Теперь это очевидный факт, но тогда все было иначе. На тот момент Джимми Сэвила считали человеком, заботящимся о детях, которым другие уделяют недостаточно внимания, либо вовсе о них не думают.
Я нашел третью женщину, ставшую жертвой Сэвила в школе Данкрофт. Интервью, которое я провел со всеми тремя, шокировало даже меня самого. Было очевидно, что случившееся оставило на их жизнях огромный отпечаток. Две из них согласились не только предстать перед камерой, но и раскрыть свои личности – впервые ими было сделано открытое заявление. Учитывая то, какие подробности они собирались раскрыть, а также насколько были напуганы, их решение было чрезвычайно смелым.

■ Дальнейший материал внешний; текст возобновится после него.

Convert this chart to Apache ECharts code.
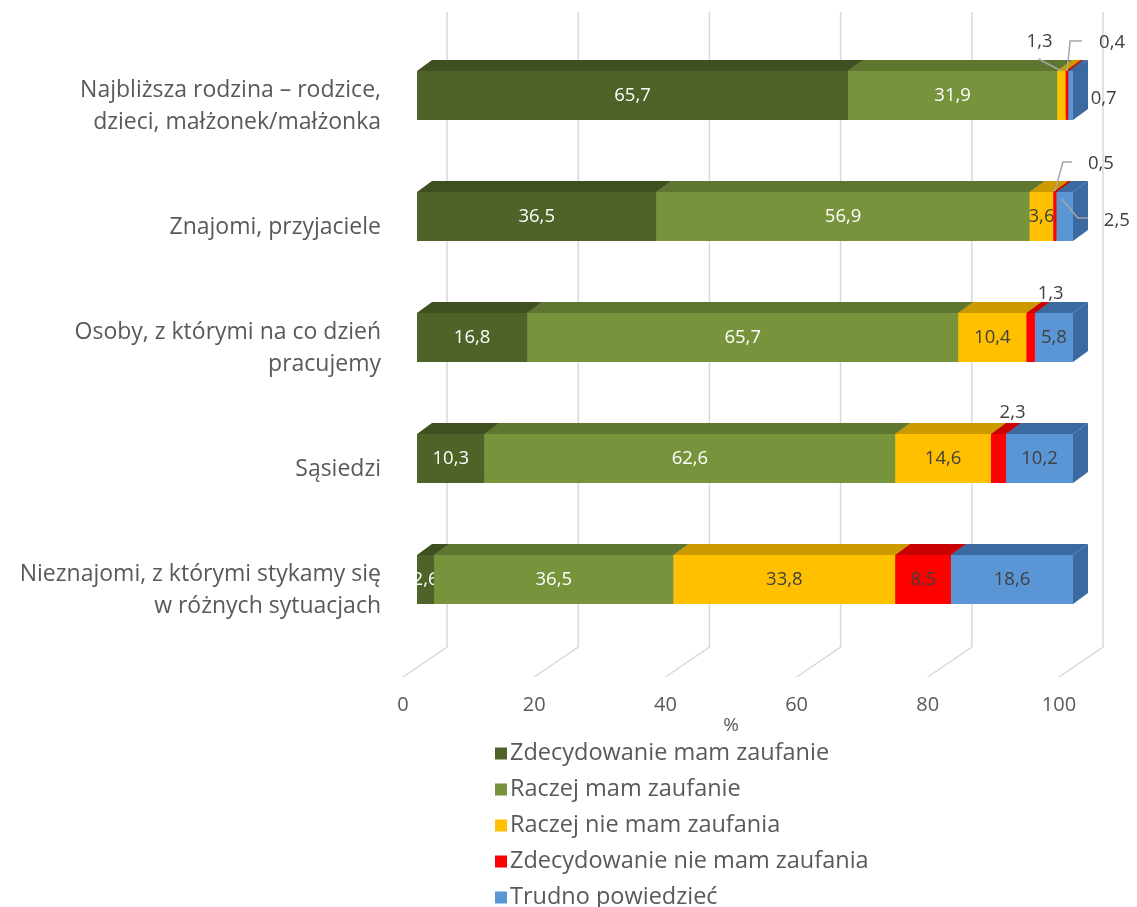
<!DOCTYPE html>
<html>
<head>
<meta charset="utf-8">
<script src="https://cdn.jsdelivr.net/npm/echarts@6/dist/echarts.min.js"></script>
<style>
  html, body { margin: 0; padding: 0; background: #fff; }
  #main { width: 1137px; height: 907px; }
</style>
</head>
<body>
<div id="main"></div>
<script>
const categories = [
  'Najbliższa rodzina – rodzice,\ndzieci, małżonek/małżonka',
  'Znajomi, przyjaciele',
  'Osoby, z którymi na co dzień\npracujemy',
  'Sąsiedzi',
  'Nieznajomi, z którymi stykamy się\nw różnych sytuacjach'
];
const seriesNames = [
  'Zdecydowanie mam zaufanie',
  'Raczej mam zaufanie',
  'Raczej nie mam zaufania',
  'Zdecydowanie nie mam zaufania',
  'Trudno powiedzieć'
];
const zdecydowanieMam = [65.7, 36.5, 16.8, 10.3, 2.6];
const raczejMam = [31.9, 56.9, 65.7, 62.6, 36.5];
const raczejNieMam = [1.3, 3.6, 10.4, 14.6, 33.8];
const zdecydowanieNieMam = [0.4, 0.5, 1.3, 2.3, 8.5];
const trudnoPowiedziec = [0.7, 2.5, 5.8, 10.2, 18.6];
const xTicks = [0, 20, 40, 60, 80, 100];

const allValues = [zdecydowanieMam, raczejMam, raczejNieMam, zdecydowanieNieMam, trudnoPowiedziec];

// front / top-side colours
const frontColors = ['#4f6228', '#77933c', '#ffc000', '#ff0000', '#5a96d6'];
const topColors = ['#3f4f1f', '#5f7630', '#cc9a00', '#c80000', '#3b6aa0'];
const labelColors = ['#ffffff', '#ffffff', '#404040', '#404040', '#404040'];

// 3d depth offset of the bars
const DX = 15, DY = -11;
const FONT = '"Open Sans", "DejaVu Sans", sans-serif';

// labels placed outside small segments: offset from the front-top centre of the segment
const callouts = {
  '2-0': { off: [-22, -29], line: [[-23, -12], [0, 0]] },
  '3-0': { off: [45, -28], line: [[15, -30], [3, -30], [0, 0]] },
  '4-0': { off: [33, 28] },
  '3-1': { off: [46, -28], line: [[17, -30], [8, -30], [0, -1]] },
  '4-1': { off: [52, 29], line: [[23, 26], [13, 26], [-3, 7]] },
  '3-2': { off: [20, -19] },
  '3-3': { off: [14, -21] }
};

function fmt(v) {
  return v.toFixed(1).replace('.', ',');
}

function buildData(si) {
  return categories.map(function (c, ci) {
    let start = 0;
    for (let k = 0; k < si; k++) start += allValues[k][ci];
    return [start, start + allValues[si][ci], ci, allValues[si][ci]];
  });
}

function makeBarSeries(si) {
  return {
    name: seriesNames[si],
    type: 'custom',
    xAxisIndex: 0,
    yAxisIndex: 0,
    itemStyle: { color: frontColors[si] },
    encode: { x: [0, 1], y: 2 },
    data: buildData(si),
    z: 5,
    renderItem: function (params, api) {
      const s = api.value(0), e = api.value(1), ci = api.value(2), v = api.value(3);
      const p0 = api.coord([s, ci]);
      const p1 = api.coord([e, ci]);
      const h = api.size([0, 1])[1] * 0.405;
      const top = p0[1] - h / 2, bot = p0[1] + h / 2;
      const x0 = p0[0], x1 = p1[0];
      const children = [
        { type: 'rect', shape: { x: x0, y: top, width: x1 - x0, height: h },
          style: { fill: frontColors[si] } },
        { type: 'polygon', shape: { points: [[x0, top], [x0 + DX, top + DY], [x1 + DX, top + DY], [x1, top]] },
          style: { fill: topColors[si] } },
        { type: 'polygon', shape: { points: [[x1, top], [x1 + DX, top + DY], [x1 + DX, bot + DY], [x1, bot]] },
          style: { fill: topColors[si] } }
      ];
      const key = si + '-' + ci;
      const cx = (x0 + x1) / 2;
      if (callouts[key]) {
        const c = callouts[key];
        if (c.line) {
          children.push({ type: 'polyline', shape: { points: c.line.map(function (p) { return [cx + p[0], top + p[1]]; }) },
            style: { stroke: '#a6a6a6', lineWidth: 1.5, fill: null } });
        }
        children.push({ type: 'text', style: { text: fmt(v), x: cx + c.off[0], y: top + c.off[1],
          fill: '#404040', fontSize: 18.5, fontFamily: FONT, align: 'center', verticalAlign: 'middle' } });
      } else {
        children.push({ type: 'text', style: { text: fmt(v), x: cx, y: p0[1],
          fill: labelColors[si], fontSize: 18.5, fontFamily: FONT, align: 'center', verticalAlign: 'middle' } });
      }
      return { type: 'group', children: children };
    }
  };
}

const chart = echarts.init(document.getElementById('main'));

const option = {
  backgroundColor: '#ffffff',
  animation: false,
  grid: [
    { left: 417, right: 64, top: 35, bottom: 267 },
    { left: 403, right: 78, top: 600, bottom: 230 },
    // category labels sit slightly lower than the bar fronts
    { left: 417, right: 64, top: 46, bottom: 256 }
  ],
  xAxis: [
    { gridIndex: 0, type: 'value', min: 0, max: 100, show: false },
    {
      gridIndex: 1, type: 'value', min: 0, max: 100, interval: 20,
      axisLine: { show: false }, axisTick: { show: false }, splitLine: { show: false },
      axisLabel: { color: '#595959', fontSize: 20, fontFamily: FONT, margin: 18 },
      name: '%', nameLocation: 'middle', nameGap: 38,
      nameTextStyle: { color: '#595959', fontSize: 19, fontFamily: FONT }
    },
    { gridIndex: 2, type: 'value', min: 0, max: 100, show: false }
  ],
  yAxis: [
    {
      gridIndex: 0, type: 'category', data: categories, inverse: true,
      axisLine: { show: false }, axisTick: { show: false }, splitLine: { show: false },
      axisLabel: { show: false }
    },
    { gridIndex: 1, type: 'value', show: false },
    {
      gridIndex: 2, type: 'category', data: categories, inverse: true,
      axisLine: { show: false }, axisTick: { show: false }, splitLine: { show: false },
      axisLabel: { color: '#595959', fontSize: 23, fontFamily: FONT, lineHeight: 32, margin: 36, align: 'right' }
    }
  ],
  legend: {
    orient: 'vertical',
    left: 490,
    top: 736,
    height: 170,
    width: 500,
    icon: 'rect',
    itemWidth: 12,
    itemHeight: 12,
    itemGap: 11,
    data: seriesNames,
    textStyle: { color: '#595959', fontSize: 23.5, fontFamily: FONT, lineHeight: 25, padding: [0, 0, 0, -2] }
  },
  series: [
    {
      type: 'custom',
      xAxisIndex: 0,
      yAxisIndex: 0,
      z: 1,
      silent: true,
      data: xTicks.map(function (t) { return [t]; }),
      encode: { x: 0 },
      renderItem: function (params, api) {
        const x = api.coord([api.value(0), 0])[0];
        return {
          type: 'polyline',
          shape: { points: [[x - 14, 677], [x + 30, 647], [x + 30, 12]] },
          style: { stroke: '#d9d9d9', lineWidth: 1.5, fill: null }
        };
      }
    }
  ].concat(seriesNames.map(function (n, i) { return makeBarSeries(i); }))
};

chart.setOption(option);
</script>
</body>
</html>
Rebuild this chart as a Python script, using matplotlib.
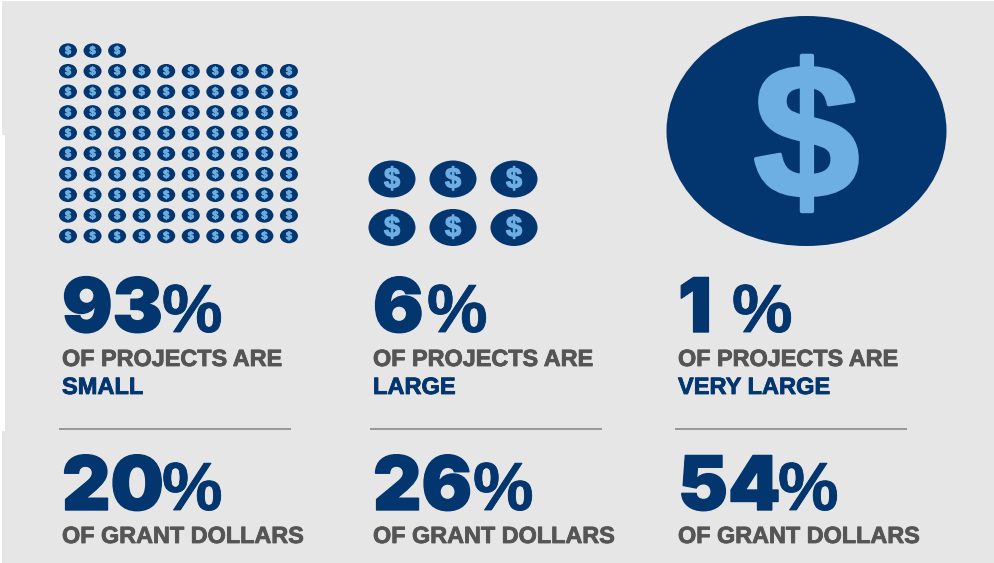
import matplotlib
matplotlib.use("Agg")
import matplotlib.pyplot as plt
import matplotlib.patheffects as pe
from matplotlib.patches import Ellipse, Rectangle

plt.rcParams['font.family'] = ['Liberation Sans', 'DejaVu Sans']

# Data
project_shares = [93, 6, 1]
dollar_shares = [20, 26, 54]
size_labels = ["SMALL", "LARGE", "VERY LARGE"]
coins_per_row = [10, 3, 1]
projects_line = "OF PROJECTS ARE"
dollars_line = "OF GRANT DOLLARS"

NAVY = "#03366f"
LIGHT = "#6dafe2"
GREY = "#555555"
BG = "#e6e6e6"

W, H = 994, 563
fig = plt.figure(figsize=(W / 100, H / 100), dpi=100, facecolor="white")
ax = fig.add_axes([0, 0, 1, 1])
ax.set_xlim(0, W)
ax.set_ylim(H, 0)
ax.axis("off")

ax.add_patch(Rectangle((5, 1), W - 5, 430, fc=BG, ec="none", zorder=0))
ax.add_patch(Rectangle((2, 1), W - 2, 134, fc=BG, ec="none", zorder=0))
ax.add_patch(Rectangle((2, 431), W - 2, H - 431, fc=BG, ec="none", zorder=0))


def coin(cx, cy, w, h, fs, stroke, dy=0):
    ax.add_patch(Ellipse((cx, cy), w, h, fc=NAVY, ec="none", zorder=2))
    ax.text(cx, cy + dy, "$", color=LIGHT, fontsize=fs, fontweight="bold",
            ha="center", va="center", zorder=3,
            path_effects=[pe.withStroke(linewidth=stroke, foreground=LIGHT)])


def big_number(x, y, value):
    digits = str(value)
    ax.text(x, y, digits, color=NAVY, fontsize=54, family="Inter", fontweight=900,
            ha="left", va="baseline",
            path_effects=[pe.withStroke(linewidth=1.0, foreground=NAVY)])
    gap = 50 * len(digits) + (4 if len(digits) == 1 else 0)
    ax.text(x + gap, y, "%", color=NAVY, fontsize=49, fontweight="bold",
            ha="left", va="baseline",
            path_effects=[pe.withStroke(linewidth=0.6, foreground=NAVY)])


# Column geometry (layout only)
col_text_x = [62, 373, 678]
rule_x = [(59, 291), (370, 602), (675, 907)]

n_small = project_shares[0]
per_row = coins_per_row[0]
for k in range(n_small):
    row = k // per_row
    col = k % per_row
    coin(68 + 24.55 * col, 236 - 20.6 * row, 18, 14.5, 8, 0.5, dy=0.5)

n_large = project_shares[1]
per_row = coins_per_row[1]
for k in range(n_large):
    row = k // per_row
    col = k % per_row
    coin(392 + 61 * col, 227.5 - 48.5 * row, 47, 37, 21, 0.8, dy=1)

for k in range(project_shares[2]):
    coin(806.5, 131, 280, 230, 137, 3.0, dy=17)

label_stroke = 0.6
for i in range(3):
    x = col_text_x[i]
    big_number(x, 332, project_shares[i])
    ax.text(x, 366, projects_line, color=GREY, fontsize=16.85, fontweight="bold",
            ha="left", va="baseline",
            path_effects=[pe.withStroke(linewidth=label_stroke, foreground=GREY)])
    ax.text(x, 394, size_labels[i], color=NAVY, fontsize=17.0, fontweight="bold",
            ha="left", va="baseline",
            path_effects=[pe.withStroke(linewidth=label_stroke, foreground=NAVY)])
    ax.plot(rule_x[i], [428.5, 428.5], color="#8a8a8a", lw=1.2, solid_capstyle="butt")
    big_number(x, 510, dollar_shares[i])
    ax.text(x, 543, dollars_line, color=GREY, fontsize=16.85, fontweight="bold",
            ha="left", va="baseline",
            path_effects=[pe.withStroke(linewidth=label_stroke, foreground=GREY)])

fig.savefig("out.png", dpi=100, facecolor="white")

Затем мне рассказали о потенциальном свидетеле насильственных действий Сэвила в Лидсе – если он говорил правду, его показания были бы очень важными для расследования, поскольку расширяли не только представление о местах совершения преступлений, но и об их природе. Речь шла уже не о школе Данкрофт, и, по словам свидетеля, он своими глазами видел, как Сэвил домогался 14-летнюю девочку. Я поговорил со всеми, кто мог бы подтвердить этот случай и, возможно, предоставить дополнительную информацию о других преступлениях Сэвила. Каждый раз я задавал стандартные вопросы, призванные убедить человека, что мне можно доверять, что разговор конфиденциальный, и следует рассказать обо всех, с кем еще можно связаться по этому вопросу.